Now I can't login to my main admin account directly. I have to login through my gfs, and then switch over to the admin account. Anytime I login straight to admin, the dock, finder/taskbar, and icons never appear. It just sits there.

I tried removing every app that starts on login, but still no lucky. Fortunately I can still access my main account by going around, but it's definitely annoying.

I rarely ever turn my computer off so it's not that much of a bother, but lingering in my mind that my computer just isn't working right. :(


Hmm, that sounds a bit hardcore. I'm a bit more wary of performing the upgrade now. Thanks for the info.


Try disabling CSS using this bookmarkelet: http://dorward.me.uk/software/disablecss/ . Tested!


Agreed, while I experienced no hiccups, thankfully, on my very hickup prone MacBook pro, Snow Leopard is quite spectacular. And all of my software works just fine too. As a college student who hardly ever likes to pay for software, this is something I truly believe is worth it's (low) pricetag


I just hit "cmd +" and Safari zoomed in a bit. IIRC, Firefox, IE and Opera all have something similar.


At least Opera has a global default zoom level setting, which I've set to 150%. With the modern screen resolutions, I just can't read "normal" sized text on webpages anymore.


I just finished upgrading my desktop and laptop, and I have to admit Apple wasn't kidding about this being a snappier release -- almost feels like I'm working on a Linux box again, in terms of snappiness.

I'll be interesting to see how the underlaying changes impact me, though, as everything I'm doing right now is on the JVM...


> I have to admit Apple wasn't kidding about this being a snappier release

So you recommend the switch? (I was going to grab a copy tomorrow anyway, but it's always nice to get actual experience by actual users)


Overall, yes. You'll need to re-install MacPorts (just download the DMG from their site) and XCode (from the CD) afterwards, but other than that, everything (for me) works. Although the Java 6 JVM that comes with Snow Leopard seems to be quite a bit slower -- not sure why, yet.

One caveat -- as I've heard, CS3/CS4 has some problems.


> You'll need to re-install MacPorts (just download the DMG from their site) and XCode (from the CD) afterwards

I was intending a complete reinstall anyway, so I'm cool with that.

> One caveat -- as I've heard, CS3/CS4 has some problems.

I've heard CS3 has issues as well, but given I don't use it…

The reports that Cyberduck doesn't work correctly annoys me more.


"The reports that Cyberduck doesn't work correctly annoys me more."

You want lftp. As far as I'm concerned, it's the One True file-transfer program. And of course it's available in MacPorts (and even if it wasn't, it builds cleanly from source on OS X anyway).


Transmit is my personal favorite, especially in a workflow with Textmate.

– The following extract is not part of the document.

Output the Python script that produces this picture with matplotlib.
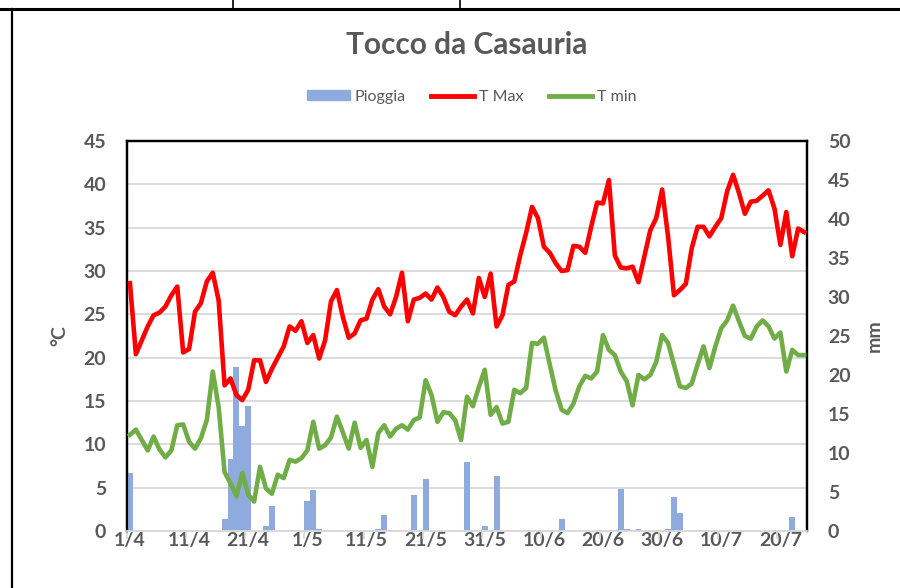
import numpy as np
import matplotlib.pyplot as plt
from matplotlib.lines import Line2D
from matplotlib.patches import Patch

plt.rcParams['font.family'] = ['Lato', 'DejaVu Sans']

# daily series, 1 April -> 24 July (index = days since 1/4)
t_max = [28.6, 20.4, 22.0, 23.6, 24.9, 25.2, 25.9, 27.2, 28.2, 20.6,
         21.0, 25.3, 26.3, 28.8, 29.8, 26.6, 16.8, 17.6, 15.7, 15.1,
         16.3, 19.7, 19.7, 17.2, 18.7, 20.0, 21.3, 23.6, 23.1, 24.2,
         21.7, 22.6, 19.9, 22.0, 26.5, 27.8, 24.7, 22.3, 22.8, 24.3,
         24.5, 26.7, 27.9, 25.9, 25.0, 27.0, 29.8, 24.2, 26.7, 26.9,
         27.4, 26.7, 28.1, 27.0, 25.3, 24.9, 25.9, 26.7, 25.1, 29.2,
         27.0, 29.7, 23.6, 24.9, 28.4, 28.8, 31.8, 34.4, 37.4, 36.1,
         32.8, 32.1, 30.9, 30.0, 30.1, 32.9, 32.8, 32.1, 35.1, 37.9,
         37.8, 40.5, 31.8, 30.4, 30.3, 30.5, 28.7, 31.7, 34.7, 36.1,
         39.4, 34.0, 27.2, 27.8, 28.5, 32.6, 35.1, 35.1, 34.0, 35.1,
         36.1, 39.2, 41.1, 39.0, 36.6, 38.0, 38.1, 38.7, 39.3, 37.2,
         33.0, 36.8, 31.7, 34.9, 34.5]

t_min = [11.1, 11.7, 10.5, 9.3, 10.9, 9.4, 8.5, 9.3, 12.2, 12.3,
         10.3, 9.5, 10.7, 12.8, 18.4, 14.3, 6.8, 5.5, 4.0, 6.7,
         4.2, 3.4, 7.4, 4.9, 4.3, 6.5, 6.1, 8.2, 8.0, 8.4,
         9.3, 12.6, 9.5, 9.9, 10.8, 13.2, 11.4, 9.5, 12.5, 9.6,
         10.5, 7.4, 11.3, 12.2, 10.9, 11.8, 12.2, 11.7, 12.8, 13.1,
         17.4, 15.7, 12.6, 13.7, 13.6, 12.8, 10.5, 15.5, 14.4, 16.6,
         18.6, 13.4, 14.3, 12.4, 12.6, 16.3, 15.9, 16.5, 21.7, 21.6,
         22.3, 19.2, 16.2, 14.0, 13.6, 14.7, 16.7, 17.9, 17.6, 18.4,
         22.6, 20.9, 20.3, 18.4, 17.3, 14.5, 18.0, 17.5, 18.0, 19.5,
         22.6, 21.7, 19.2, 16.7, 16.5, 17.0, 19.2, 21.3, 18.8, 21.3,
         23.4, 24.3, 26.0, 24.2, 22.5, 22.2, 23.6, 24.3, 23.6, 22.2,
         22.9, 18.4, 20.9, 20.3, 20.3]

# rain (mm), only the days with rain
rain_day = [0, 16, 17, 18, 19, 20, 23, 24, 30, 31, 32, 42, 43, 48, 50,
            57, 60, 62, 73, 83, 84, 86, 91, 92, 93, 112]
rain_mm = [7.4, 1.6, 9.2, 21.0, 13.5, 16.0, 0.7, 3.2, 3.8, 5.3, 0.3, 0.2, 2.0, 4.6, 6.7,
           8.8, 0.6, 7.0, 1.6, 5.4, 0.2, 0.2, 0.3, 4.4, 2.3, 1.8]

date_labels = ['1/4', '11/4', '21/4', '1/5', '11/5', '21/5', '31/5',
               '10/6', '20/6', '30/6', '10/7', '20/7']

GREY = '#595959'
days = np.arange(len(t_max))
label_pos = np.arange(len(date_labels)) * 10

fig = plt.figure(figsize=(9, 5.88), dpi=100)
rect = [127 / 900, 1 - 531 / 588, 680 / 900, 390 / 588]

ax = fig.add_axes(rect)          # left axis + grid
ax_rain = ax.twinx()             # right axis, bars
ax_t = ax.twinx()                # temperature lines on top

# bars
ax_rain.bar(rain_day, rain_mm, width=1.0, color='#8FAADC', zorder=2)
ax_rain.set_ylim(0, 50)
ax_rain.set_yticks(np.arange(0, 51, 5))

# lines
ax_t.plot(days, t_max, color='#FF0000', lw=3.3, solid_joinstyle='round')
ax_t.plot(days, t_min, color='#70AD47', lw=3.3, solid_joinstyle='round')
ax_t.set_ylim(0, 45)
ax_t.axis('off')

ax.set_ylim(0, 45)
ax.set_yticks(np.arange(0, 46, 5))
ax.set_xlim(-0.5, len(days) - 0.5)
ax.grid(axis='y', color='#D9D9D9', lw=1.3)
ax.set_axisbelow(True)

# x ticks: labels centred on the date, tick marks at slot edge
ax.set_xticks(label_pos)
ax.set_xticklabels(date_labels)
ax.set_xticks(label_pos - 0.5, minor=True)
ax.tick_params(axis='x', which='major', length=0, pad=1)
ax.tick_params(axis='x', which='minor', length=6, color='#D9D9D9', width=1.3)

for a in (ax, ax_rain):
    a.tick_params(axis='y', length=0, pad=15)
    for lab in a.get_yticklabels() + a.get_xticklabels():
        lab.set_fontsize(14)
        lab.set_fontweight('bold')
        lab.set_color(GREY)

for a in (ax, ax_rain, ax_t):
    a.spines['bottom'].set_color('#D9D9D9')
    a.spines['bottom'].set_linewidth(1.3)
    for s in ('left', 'right', 'top'):
        a.spines[s].set_color('black')
        a.spines[s].set_linewidth(1.6)

ax.set_ylabel('°C', fontsize=14, fontweight='bold', color=GREY, labelpad=11)
ax_rain.set_ylabel('mm', fontsize=14, fontweight='bold', color=GREY, labelpad=11)

fig.text(0.519, 1 - 45 / 588, 'Tocco da Casauria', ha='center', va='center',
         fontsize=21.5, fontweight='bold', color=GREY)

handles = [Patch(color='#8FAADC'),
           Line2D([], [], color='#FF0000', lw=3.5),
           Line2D([], [], color='#70AD47', lw=3.5)]
fig.legend(handles, ['Pioggia', 'T Max', 'T min'], loc='center',
           bbox_to_anchor=(0.524, 1 - 97 / 588), ncol=3, frameon=False,
           fontsize=11.5, labelcolor=GREY, handlelength=2.7, handleheight=0.6,
           handletextpad=0.3, columnspacing=1.6)

# page/table border lines around the chart
fig.add_artist(Line2D([0, 1], [1 - 9 / 588] * 2, color='black', lw=2.2))
fig.add_artist(Line2D([12 / 900] * 2, [0, 1 - 9 / 588], color='black', lw=1.6))
fig.add_artist(Line2D([233 / 900] * 2, [1 - 9 / 588, 1], color='black', lw=1.2))
fig.add_artist(Line2D([460 / 900] * 2, [1 - 9 / 588, 1], color='black', lw=1.2))

fig.savefig('out.png', dpi=100)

Yeah but transmit isn't free, and I don't use FTPs enough to pay for it (though I paid for flashfxp on windows a few years ago)


One caveat with MacPorts. Not everything is building properly. I had problems compiling libsdl (used by ffmpeg/VLC) and python26. There's a compatibility list here: http://trac.macports.org/wiki/snc/snowleopard.

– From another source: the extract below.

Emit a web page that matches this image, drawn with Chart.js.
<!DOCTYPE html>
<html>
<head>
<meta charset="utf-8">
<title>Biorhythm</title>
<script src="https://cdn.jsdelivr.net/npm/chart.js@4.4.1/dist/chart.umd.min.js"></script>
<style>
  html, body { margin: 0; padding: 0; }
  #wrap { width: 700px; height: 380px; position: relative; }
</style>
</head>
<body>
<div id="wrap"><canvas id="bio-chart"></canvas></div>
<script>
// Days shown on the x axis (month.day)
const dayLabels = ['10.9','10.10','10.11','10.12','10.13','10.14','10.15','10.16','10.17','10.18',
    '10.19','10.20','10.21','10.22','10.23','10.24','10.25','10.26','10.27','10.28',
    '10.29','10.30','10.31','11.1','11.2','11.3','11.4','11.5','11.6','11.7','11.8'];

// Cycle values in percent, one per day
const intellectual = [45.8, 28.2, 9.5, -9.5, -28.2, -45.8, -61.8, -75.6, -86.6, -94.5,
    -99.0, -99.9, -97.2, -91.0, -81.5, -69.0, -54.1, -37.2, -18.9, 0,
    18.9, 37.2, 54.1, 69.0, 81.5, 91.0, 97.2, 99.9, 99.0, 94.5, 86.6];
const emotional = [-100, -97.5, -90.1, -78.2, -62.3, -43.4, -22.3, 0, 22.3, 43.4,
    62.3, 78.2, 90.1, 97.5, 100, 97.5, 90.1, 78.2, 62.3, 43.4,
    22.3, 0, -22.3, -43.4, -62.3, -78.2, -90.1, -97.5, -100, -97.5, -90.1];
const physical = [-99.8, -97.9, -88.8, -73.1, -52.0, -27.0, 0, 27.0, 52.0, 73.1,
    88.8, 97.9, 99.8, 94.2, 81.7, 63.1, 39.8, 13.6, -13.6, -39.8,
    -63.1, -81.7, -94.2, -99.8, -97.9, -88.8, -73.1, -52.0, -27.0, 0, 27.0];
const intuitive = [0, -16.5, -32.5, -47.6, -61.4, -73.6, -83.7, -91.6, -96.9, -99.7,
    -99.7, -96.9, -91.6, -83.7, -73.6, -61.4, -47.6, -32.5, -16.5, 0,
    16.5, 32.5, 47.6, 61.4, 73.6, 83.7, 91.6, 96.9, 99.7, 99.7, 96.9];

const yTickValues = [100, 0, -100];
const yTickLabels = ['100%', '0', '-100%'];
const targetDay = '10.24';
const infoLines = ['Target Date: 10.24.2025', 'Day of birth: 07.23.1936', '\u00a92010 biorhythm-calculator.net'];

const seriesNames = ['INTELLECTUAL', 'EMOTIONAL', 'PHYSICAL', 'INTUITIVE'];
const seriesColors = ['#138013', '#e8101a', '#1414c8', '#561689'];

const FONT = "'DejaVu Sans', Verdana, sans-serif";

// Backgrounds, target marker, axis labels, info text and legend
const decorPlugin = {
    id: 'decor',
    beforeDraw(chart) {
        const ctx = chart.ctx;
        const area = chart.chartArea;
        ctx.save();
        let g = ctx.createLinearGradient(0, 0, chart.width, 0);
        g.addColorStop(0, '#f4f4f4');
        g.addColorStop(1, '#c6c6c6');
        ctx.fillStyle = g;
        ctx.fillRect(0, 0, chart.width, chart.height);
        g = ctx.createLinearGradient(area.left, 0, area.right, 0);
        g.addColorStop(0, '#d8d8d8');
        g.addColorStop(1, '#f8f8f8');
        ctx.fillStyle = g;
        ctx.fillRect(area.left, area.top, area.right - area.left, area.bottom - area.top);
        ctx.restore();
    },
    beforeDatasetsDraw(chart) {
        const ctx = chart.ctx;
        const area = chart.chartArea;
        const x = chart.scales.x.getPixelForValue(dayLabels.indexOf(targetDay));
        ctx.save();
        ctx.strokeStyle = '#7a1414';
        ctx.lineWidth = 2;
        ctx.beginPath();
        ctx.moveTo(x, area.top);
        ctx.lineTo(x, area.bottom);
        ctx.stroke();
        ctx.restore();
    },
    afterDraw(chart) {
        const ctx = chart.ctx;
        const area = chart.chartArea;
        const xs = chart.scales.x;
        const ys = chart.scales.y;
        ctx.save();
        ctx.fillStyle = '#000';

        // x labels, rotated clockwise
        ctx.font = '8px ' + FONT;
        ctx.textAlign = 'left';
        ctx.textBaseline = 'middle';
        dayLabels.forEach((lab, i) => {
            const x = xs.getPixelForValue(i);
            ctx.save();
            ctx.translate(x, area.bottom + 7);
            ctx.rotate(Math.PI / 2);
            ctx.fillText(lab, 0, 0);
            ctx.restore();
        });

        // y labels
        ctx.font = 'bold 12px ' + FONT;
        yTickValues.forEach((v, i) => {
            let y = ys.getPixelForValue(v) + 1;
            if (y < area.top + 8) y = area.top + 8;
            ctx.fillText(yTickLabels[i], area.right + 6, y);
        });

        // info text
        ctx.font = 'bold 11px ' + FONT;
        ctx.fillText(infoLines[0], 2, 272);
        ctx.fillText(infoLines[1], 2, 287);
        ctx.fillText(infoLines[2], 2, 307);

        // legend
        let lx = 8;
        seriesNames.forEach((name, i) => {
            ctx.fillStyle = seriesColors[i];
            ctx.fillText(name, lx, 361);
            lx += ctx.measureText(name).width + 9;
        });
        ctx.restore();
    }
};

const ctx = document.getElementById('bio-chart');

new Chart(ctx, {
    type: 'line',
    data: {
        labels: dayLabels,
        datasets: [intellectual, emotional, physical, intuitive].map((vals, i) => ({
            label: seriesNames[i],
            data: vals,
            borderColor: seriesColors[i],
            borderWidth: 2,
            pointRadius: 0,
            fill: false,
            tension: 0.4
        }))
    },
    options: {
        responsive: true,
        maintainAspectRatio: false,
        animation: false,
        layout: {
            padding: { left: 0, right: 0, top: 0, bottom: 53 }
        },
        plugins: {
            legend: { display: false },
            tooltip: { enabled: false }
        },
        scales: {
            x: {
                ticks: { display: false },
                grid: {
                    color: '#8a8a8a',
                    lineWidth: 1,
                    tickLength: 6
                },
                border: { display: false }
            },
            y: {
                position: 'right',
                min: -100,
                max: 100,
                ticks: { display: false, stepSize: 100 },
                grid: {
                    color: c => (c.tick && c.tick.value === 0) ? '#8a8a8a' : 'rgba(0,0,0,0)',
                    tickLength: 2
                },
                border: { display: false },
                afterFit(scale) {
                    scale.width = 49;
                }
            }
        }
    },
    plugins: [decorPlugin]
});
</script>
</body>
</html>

For people upgrading their MacPorts, be sure to not only grab version 1.8, but recompile your ports (if you want) so they're 64-bit.


The reports that Cyberduck doesn't work correctly annoys me more

There are Cyberduck beta's that work fine on 10.6, just hasn't been pushed to stable yet.


Cyberduck used to be good and then they added all those features.


So you recommend the switch?

What would happen if you didn't switch? Would you be allowed to use the next service pack?


Things seem to perform about the same for me, but I'm noticing more of a solid overall feel. I think this has to do with polished-up graphic effects, improved animation timing, and fewer lock-ups or periods of inexplicable waiting.


Author claims you get unlimited memory addressing on 64-bit, is that right? I thought it was just really big.


Technically, yes, but in this case really big is REALLY BIG. I don't want to be the next 640k is enough for anybody guy, but a 64-bit address space is enough for anybody.


Don't worry, you won't be that 64k guy. 64 bit gives the possibility of 2^64 bytes of addressable memory. That's over 18 exabytes. The entire digital content of the web is only estimated at about 90 petabytes.

If we go to 2^128 or 2^256, we start moving into numbers really large numbers. I and I really large. The number of atoms in our galaxy in near 2^220.


It's 256 TB on current hardware, and has the ability to grow up to 16 EB... it's not quite unlimited, but it might as well be.


Anyone here migrated from tiger to snow leopard? Was it smooth?


I just upgraded this afternoon. The install process knocked my laptop out of commission for a full hour, but it worked exactly as advertised. I haven't run across any compatibility issues, however, because I tend to do server-type work in a VM. Things seem about the same with a bit more visual/timing polish and "solid" feel.


Did you buy the box set or the leopard upgrade? I've heard the upgrade will work as a full-install for tiger users.


I used the $29 upgrade from Leopard - not sure whether it would function as a full installer.


It does work, but it violates the EULA (and is practically piracy), if that sort of stuff matters to you.


Most Tiger users are probably on PPC, a CPU that is not supported by Snow Leopard. And please remember that Windows XP has a huge botnet problem.


It's great that it works as a stand-alone install too - I was hoping it would. I'm running Leopard now, but I'd like to do a clean full install of SL.